--- Begin MATERIAL PROVIDED ---
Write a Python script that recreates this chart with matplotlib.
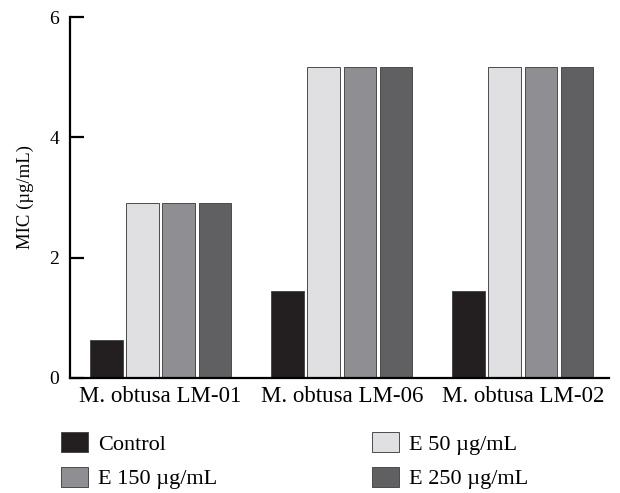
import numpy as np
import matplotlib
matplotlib.use('Agg')
import matplotlib.pyplot as plt

plt.rcParams['font.family'] = ['Liberation Serif', 'DejaVu Serif']

# strains and MIC values (ug/mL)
strains = ['M. obtusa LM-01', 'M. obtusa LM-06', 'M. obtusa LM-02']
control = [0.62, 1.44, 1.44]
e50 = [2.9, 5.18, 5.18]
e150 = [2.9, 5.18, 5.18]
e250 = [2.9, 5.18, 5.18]

series = [('Control', control, '#231f20'),
          ('E 50 µg/mL', e50, '#e0e0e2'),
          ('E 150 µg/mL', e150, '#8f8f93'),
          ('E 250 µg/mL', e250, '#606062')]

fig = plt.figure(figsize=(6.2, 4.93), dpi=100)
ax = fig.add_axes([0.113, 0.234, 0.869, 0.731])

x = np.arange(len(strains))
step = 0.2
width = 0.18
bars = {}
for i, (name, vals, col) in enumerate(series):
    bars[name] = ax.bar(x + (i - 1.5) * step, vals, width, color=col,
                        edgecolor='#4a4a4a', linewidth=0.7, label=name)

ax.set_xlim(-0.5, 2.475)
ax.set_ylim(0, 6)
ax.set_yticks([0, 2, 4, 6])
ax.set_xticks(x)
ax.set_xticklabels(strains, fontsize=16.5)
ax.tick_params(axis='x', length=0, pad=6)
ax.tick_params(axis='y', direction='in', length=10, width=1.6, labelsize=14, pad=8)
ax.set_ylabel('MIC (µg/mL)', fontsize=13.5, labelpad=11)

ax.spines['top'].set_visible(False)
ax.spines['right'].set_visible(False)
ax.spines['left'].set_linewidth(1.6)
ax.spines['bottom'].set_linewidth(1.6)

# legend order so rows read: Control / E 50, E 150 / E 250
order = ['Control', 'E 150 µg/mL', 'E 50 µg/mL', 'E 250 µg/mL']
fig.legend([bars[n] for n in order], order, ncol=2, loc='upper left',
           bbox_to_anchor=(61 / 620, 1 - 432 / 493), frameon=False, fontsize=16,
           handlelength=1.2, handleheight=1.0, handletextpad=0.45,
           columnspacing=7.0, labelspacing=0.55, borderpad=0, borderaxespad=0)

plt.savefig('out.png', dpi=100)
--- End MATERIAL PROVIDED ---
[EXERCISE DESCRIPTION] Give again, word for word, every line from the top of the data through the line with "edgecolor='#4a4a4a', linewidth=0.7, label=name)", both ends included, and exclude the pictures.

[ANSWER]
Write a Python script that recreates this chart with matplotlib.
import numpy as np
import matplotlib
matplotlib.use('Agg')
import matplotlib.pyplot as plt

plt.rcParams['font.family'] = ['Liberation Serif', 'DejaVu Serif']

# strains and MIC values (ug/mL)
strains = ['M. obtusa LM-01', 'M. obtusa LM-06', 'M. obtusa LM-02']
control = [0.62, 1.44, 1.44]
e50 = [2.9, 5.18, 5.18]
e150 = [2.9, 5.18, 5.18]
e250 = [2.9, 5.18, 5.18]

series = [('Control', control, '#231f20'),
          ('E 50 µg/mL', e50, '#e0e0e2'),
          ('E 150 µg/mL', e150, '#8f8f93'),
          ('E 250 µg/mL', e250, '#606062')]

fig = plt.figure(figsize=(6.2, 4.93), dpi=100)
ax = fig.add_axes([0.113, 0.234, 0.869, 0.731])

x = np.arange(len(strains))
step = 0.2
width = 0.18
bars = {}
for i, (name, vals, col) in enumerate(series):
    bars[name] = ax.bar(x + (i - 1.5) * step, vals, width, color=col,
                        edgecolor='#4a4a4a', linewidth=0.7, label=name)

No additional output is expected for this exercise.